The following problem is the 5th problem in the qualifying exam of UCLA (spring 2013).
Let $\mathbb{D}=\{(x,y):x^2+y^2<1\}$ and let us define a Hilbert space $$H:=\{u:\mathbb{D} \rightarrow \mathbb{R}:u \text{ is harmonic and }\int_{\mathbb{D}}u^2 dxdy< \infty\}$$ with inner product $<u,v>=\int_\mathbb{D} uvdxdy$.
(a)Show that $l(u)=\frac{\partial u}{\partial x}(0,0)$ is a bounded linear functional on $H$.
(b) Find the norm of $l$.
I have some ideas in proving part (a).The first idea:
For all $\delta\in (0,1)$, $$\frac{u(\delta,0)-u(-\delta,0)}{2\delta}=\frac{\int_{D_1\Delta D_2}u}{2\delta(1-\delta)^2 \pi}$$,where $D_1$,$D_2$ are the disc of radius $1-\delta$ centred at $(-\delta,0)$ and $(\delta,0)$ respectively.If I can show $\frac{\sqrt{m(D_1\Delta D_2)}}{\delta}=O(1)$then I can prove part (a).However,it turns out that the value is quite hard to calculate and it seems that it does not provide a nice value for part (b) so I think my idea is wrong.
I have a second idea: Let $v$ be the harmonic conjugate of $u$ which vanishes at origin.Let $f=u+iv$.Then by Cauchy integral formula,$$f'(0)=\frac{1}{2\pi i}\int_{C_r}\frac{f(w)}{(w-0)^2} dw=\frac{1}{2\pi}\int_0^{2\pi} f(re^{i \theta})(re^{i \theta})^{-1} d \theta.$$So we get $$f'(0)=\frac{1}{\pi}\int_{\mathbb{D}}\frac{f(z)}{z} dA.$$Hence,$$\frac{1}{\pi}\int_D \frac{ux+vy}{x^2+y^2}dxdy=\frac{\partial u}{\partial x}(0,0)$$.If I can bound the integral involving $v$ by the norm of $u$,then we are done. However,I don't have a way to bound $v$ at this moment.

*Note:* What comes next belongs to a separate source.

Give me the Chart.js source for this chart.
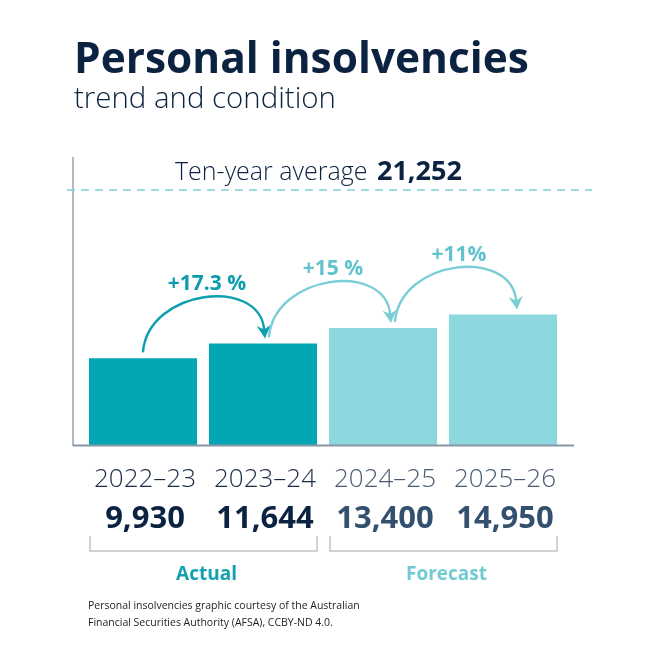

Can anyone give me some hints on this problem? I greatly appreciate it.
The second idea is better, but instead of Cauchy integral formula you should have used the power series representation for $f$. Both the norm and the functional can be expressed in terms of the Taylor coefficients, reducing the problem to elementary inequalities for complex numbers.
Indeed, in the expansion $$u(z)= \sum_{n=0}^\infty \operatorname{Re}(c_n z^n)$$ the terms in the sum are mutually orthogonal (in $L^2$ sense), which is easy to see by integrating in polar coordinates. It follows that $$\int_{\mathbb D}u^2 = \int_0^1 r\,dr \int_0^{2\pi} u^2\,d\theta = \int_0^1 \left(2\pi (\operatorname{Re} c_0)^2 + \pi \sum_{n=1}^\infty |c_n|^2 r^{2n}\right)r\,dr $$ hence $$\int_{\mathbb D}u^2 = \pi (\operatorname{Re} c_0)^2 + \pi \sum_{n=1}^\infty \frac{|c_n|^2}{2n+2} \tag{1}$$
Since $l(u) = \operatorname{Re} c_1$, it follows that $$(l(u))^2 \le \frac{4}{\pi} \int u^2$$ and this is sharp (attained by $u(x,y)=x$).